One of the few bits of dialogue we’ve got from the trailers for the 60th anniversary specials is the Doctor saying “I don’t know who I am anymore”. Now of course, that could refer to any one of a million different things, including, it being the Doctor or actual amnesia. But you wouldn’t be crazy for thinking it refers to the Timeless Child twist.

Maybe the Doctor has ideas about where the Timeless Child actually came from, and who their people were. Maybe he has some brilliant ideas about what those hidden incarnations of the Doctor got up to before Hartnell. Maybe he even knows why the TARDIS was a police box long before it turned up in Totter’s Lane Scrapyard in “The Timeless Child”.

It certainly seems unlike the Davies we have known before, who wanted a Doctor who was always moving forward, and who kept his fannish speculations to himself while making sure the series skipped continuity questions in favour of what is happening right now. But Davies has been gone a long time during which he’s evolved and grown as a storyteller, and also is no longer trying to make the argument that Doctor Who can be mainstream and successful when so many shows (Loki, Timeless, Legends of Tomorrow) have not just tried to mimic Doctor Who but mimic his version of Doctor Who.

So, what should he do? Personally, I’m the worst sort of fan.
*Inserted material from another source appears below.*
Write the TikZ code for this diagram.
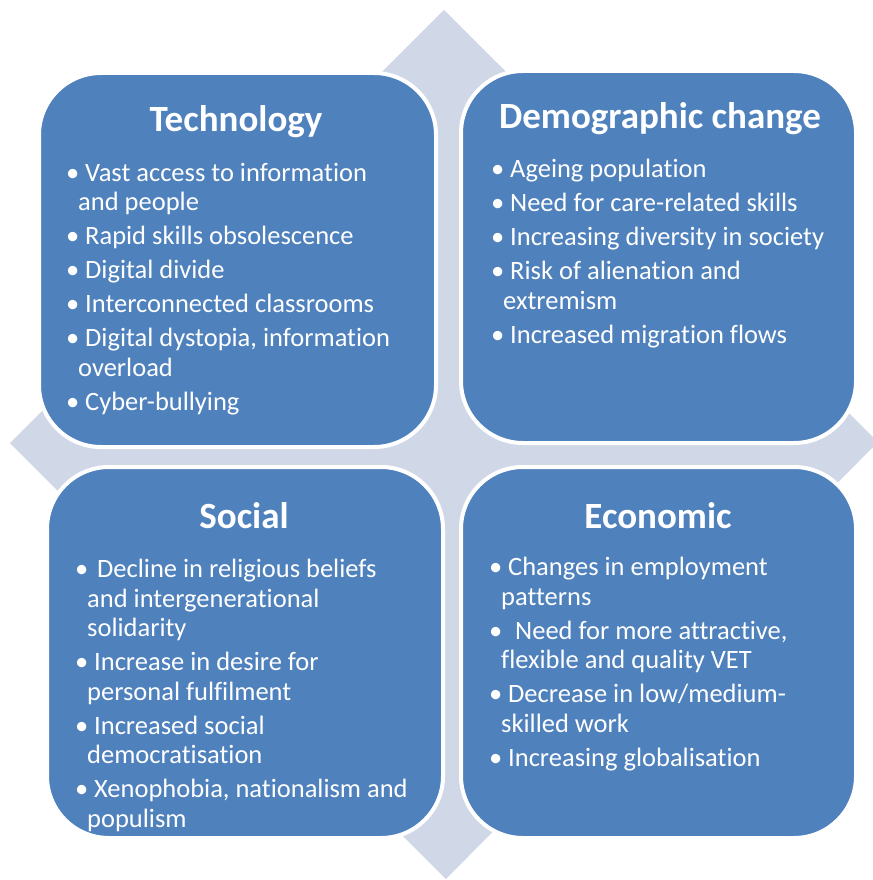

Despite everything I know about Doctor Who in particular and storytelling in general, I still cling to the fantasy that the show is one long story where all the pieces fit together in a way that sort of makes sense if you squint – it is one long game of consequences.

And part of that is that anything that happens stays happened (apart from the half-human bit because we all agree that’s rubbish). So, like or loathe the Timeless Child, it’s not Russell T Davies’s job to “fix” that plot element, only to push on forward with the story to tell us what happens next.

Doctor Who returns to BBC One, BBC iPlayer and Disney+ in November.